What is a vote of no confidence?

In a gradual process from the end of World War Two, culminating in a significant set of constitutional changes in the 1980s, executive government of the Isle of Man passed from the Lieutenant-Governor, who was responsible to the Crown, to the Council of Ministers, who were responsible initially to Tynwald, and later to the House of Keys. How do votes of no confidence fit into this?

Non-statutory votes of confidence and no confidence.

Members of Tynwald may propose, and then vote upon, votes of no confidence in a range of different office holders and bodies. In 2013, for instance, Mr Skelly moved a motion “That Tynwald has no confidence in Hon. David Anderson MHK as Minister for Health“. The motion was debated at length in Tynwald, and lost 7 to 17 in the Keys, but passed 8 to 1 in the Council. As the Branches were in disagreement, the motion failed. Had the motion been passed, Mr Anderson would not have lost office, as the decision as to who is a minister is made (formally) by the Lieutenant-Governor and (actually) by the Chief Minister. We can find unsuccessful motions of no confidence in individual ministers not only in Tynwald, but in the Keys alone – for instance Mr David Cannan’s 2006 no confidence vote in Mr Braidwood in relation to decisions made as Home Affairs Minister, put forward as an amendment to a resolution on a report including discussion of his role. This vote was also lost, 14 to 9. We can also find non-parliamentarians subject to these motions. A motion of no confidence in the Manx Electricity Authority was tabled for the Tynwald of May 2005, then withdrawn, followed immediately afterwards by the resignation of all members of the MEA (discussed fully in DG Kermode’s excellent book on Ministerial Government in the Isle of Man).

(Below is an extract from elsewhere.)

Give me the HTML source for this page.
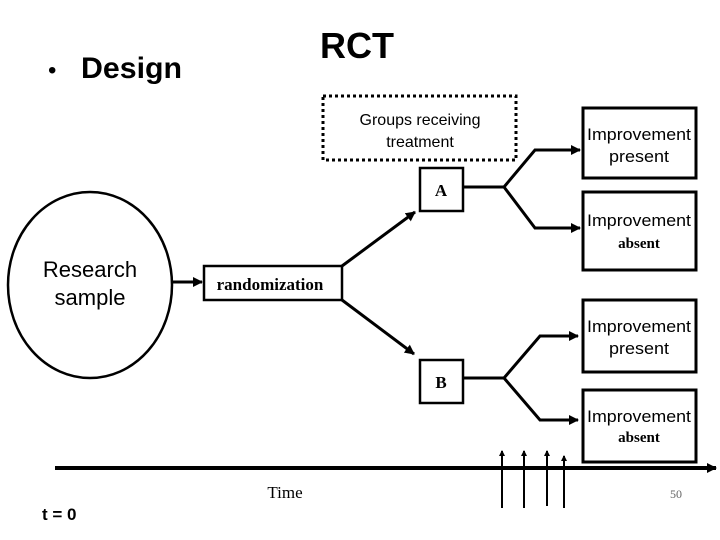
<!DOCTYPE html>
<html><head><style>
body{margin:0;width:720px;height:540px;background:#fff;overflow:hidden}
svg{display:block}
</style></head><body>
<svg width="720" height="540" viewBox="0 0 720 540" xmlns="http://www.w3.org/2000/svg">
<defs>
<marker id="ah" markerWidth="10" markerHeight="10" refX="9" refY="5" orient="auto" markerUnits="userSpaceOnUse">
<path d="M0,0 L10,5 L0,10 z" fill="#000"/></marker>
<marker id="as" markerWidth="6" markerHeight="7" refX="5" refY="3" orient="auto" markerUnits="userSpaceOnUse">
<path d="M0,0 L6,3 L0,6 z" fill="#000"/></marker>
</defs>
<g font-family="Liberation Sans, sans-serif">
<text x="48" y="78" font-size="24">•</text>
<text x="81" y="78" font-size="30" font-weight="bold" textLength="101" lengthAdjust="spacingAndGlyphs">Design</text>
<text x="320" y="58" font-size="36" font-weight="bold">RCT</text>
</g>
<ellipse cx="90" cy="285" rx="82" ry="93" fill="none" stroke="#000" stroke-width="2.5"/>
<text x="90" y="277" font-family="Liberation Sans, sans-serif" font-size="22" text-anchor="middle">Research</text>
<text x="90" y="305" font-family="Liberation Sans, sans-serif" font-size="22" text-anchor="middle">sample</text>
<line x1="172" y1="282" x2="202" y2="282" stroke="#000" stroke-width="3" marker-end="url(#ah)"/>
<rect x="204" y="266" width="138" height="34" fill="none" stroke="#000" stroke-width="2.5"/>
<text x="270" y="290" font-family="Liberation Serif, serif" font-size="17" font-weight="bold" text-anchor="middle">randomization</text>
<line x1="342" y1="266" x2="415" y2="212" stroke="#000" stroke-width="3" marker-end="url(#ah)"/>
<line x1="342" y1="300" x2="414" y2="354" stroke="#000" stroke-width="3" marker-end="url(#ah)"/>
<rect x="323" y="96" width="193" height="64" fill="none" stroke="#000" stroke-width="3" stroke-dasharray="3,3"/>
<text x="420" y="125" font-family="Liberation Sans, sans-serif" font-size="16" text-anchor="middle">Groups receiving</text>
<text x="420" y="147" font-family="Liberation Sans, sans-serif" font-size="16" text-anchor="middle">treatment</text>
<rect x="420" y="168" width="43" height="43" fill="none" stroke="#000" stroke-width="2.5"/>
<text x="441" y="196" font-family="Liberation Serif, serif" font-size="17" font-weight="bold" text-anchor="middle">A</text>
<rect x="420" y="360" width="43" height="43" fill="none" stroke="#000" stroke-width="2.5"/>
<text x="441" y="388" font-family="Liberation Serif, serif" font-size="17" font-weight="bold" text-anchor="middle">B</text>
<g fill="none" stroke="#000" stroke-width="3">
<polyline points="463,187 504,187 535,150 580,150" marker-end="url(#ah)"/>
<polyline points="504,187 535,228 580,228" marker-end="url(#ah)"/>
<polyline points="463,378 504,378 540,336 578,336" marker-end="url(#ah)"/>
<polyline points="504,378 540,420 578,420" marker-end="url(#ah)"/>
</g>
<g fill="none" stroke="#000" stroke-width="3">
<rect x="583" y="108" width="113" height="70"/>
<rect x="583" y="192" width="113" height="78"/>
<rect x="583" y="300" width="113" height="72"/>
<rect x="583" y="390" width="113" height="72"/>
</g>
<g font-family="Liberation Sans, sans-serif" font-size="17" text-anchor="middle">
<text x="639" y="140" textLength="104" lengthAdjust="spacingAndGlyphs">Improvement</text><text x="639" y="162" textLength="60" lengthAdjust="spacingAndGlyphs">present</text>
<text x="639" y="226" textLength="104" lengthAdjust="spacingAndGlyphs">Improvement</text>
<text x="639" y="332" textLength="104" lengthAdjust="spacingAndGlyphs">Improvement</text><text x="639" y="354" textLength="60" lengthAdjust="spacingAndGlyphs">present</text>
<text x="639" y="422" textLength="104" lengthAdjust="spacingAndGlyphs">Improvement</text>
</g>
<g font-family="Liberation Serif, serif" font-size="15" font-weight="bold" text-anchor="middle">
<text x="639" y="248">absent</text><text x="639" y="442">absent</text>
</g>
<line x1="55" y1="468" x2="716" y2="468" stroke="#000" stroke-width="4" marker-end="url(#ah)"/>
<g stroke="#000" stroke-width="2">
<line x1="502" y1="508" x2="502" y2="451" marker-end="url(#as)"/>
<line x1="524" y1="508" x2="524" y2="451" marker-end="url(#as)"/>
<line x1="547" y1="506" x2="547" y2="451" marker-end="url(#as)"/>
<line x1="564" y1="508" x2="564" y2="456" marker-end="url(#as)"/>
</g>
<text x="285" y="498" font-family="Liberation Serif, serif" font-size="17" text-anchor="middle">Time</text>
<text x="676" y="498" font-family="Liberation Serif, serif" font-size="12" fill="#666" text-anchor="middle">50</text>
<text x="42" y="520" font-family="Liberation Sans, sans-serif" font-size="17" font-weight="bold">t = 0</text>
</svg>
</body></html>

These votes are potentially powerful political blows, and may lead to political consequences. As well as the mass resignation of the MEA in 2005, Kermode sees the resignation of Allan Bell as DTLT Minister in 1994 as forestalling a motion of no confidence; and we might also consider the resignation of Richard Corkill as Chief Minister following concerns after his arrest as happening in the shadow of a vote of no confidence. We can also see votes of confidence deployed as political tools. In 1998 Edgar Quine put forward a vote of confidence in CoMin, which passed and so showed confidence in Donald Gelling’s CoMin.

These are clearly important politically, but they do not have the statutory force of a vote of no confidence under the Council of Ministers Act 1990.

The statutory vote of no confidence.

Under the 1990 Act, one of the ways in which a Chief Minister can lose that office is if there should be “a sitting of the House of Keys at which a resolution is passed by the affirmative vote of at least 13 members of the House of Keys, that it has no confidence in the Council of Ministers” (s.2(3)(b)). If the Chief Minister goes out of office as a result of such a vote being passed, then every Minister also goes out of office (s.3(3)). It is worth stressing that while individual ministers may retain the confidence of the Keys, the statutory vote is an all-or-nothing process: There is no statutory power to remove just the Chief Minister, or just an individual Minister.

Section 2(3) has undergone some significant changes in recent years. In 2018 the power to remove a Council of Ministers by a vote of no confidence was removed from Tynwald as a body, and transferred to the House of Keys only. In 2018, however, there was an unusually high special majority required, providing far greater protection for the executive than in other small democracies I studied at the time. Concerns that the balance between stability and accountability had been struck at the wrong place led in 2021 to a change in the rules, from a special majority of 16 to 13. It should be noted however that a vote of no confidence requires 13 MHKs to support it, rather than a majority of the MHKs who vote. So it is only a simple majority if all 24 MHKs are present at the sitting.

If a vote of no confidence secures 13 or more votes, then the Chief Minister and Council of Ministers remain in post until they are replaced (s.4(4), 4(5)).

A sitting of the Keys must be held between 17 and 21 days after the vote of no confidence, at which a Chief Minister is appointed by the Keys, and the Chief Minister then goes on to appoint their Ministers. In the same way as after a General Election, nominations for the office of Chief Minister are put to the House of Keys not less than seven days before this sitting, with a written statement on the policies the candidate intends to pursue being submitted not less than five days before the sitting (see Standing Orders of the House of Keys, section 12). There is no legal bar on the same Chief Minister being reappointed, and then going on to appoint the same Ministers (s.4(6)).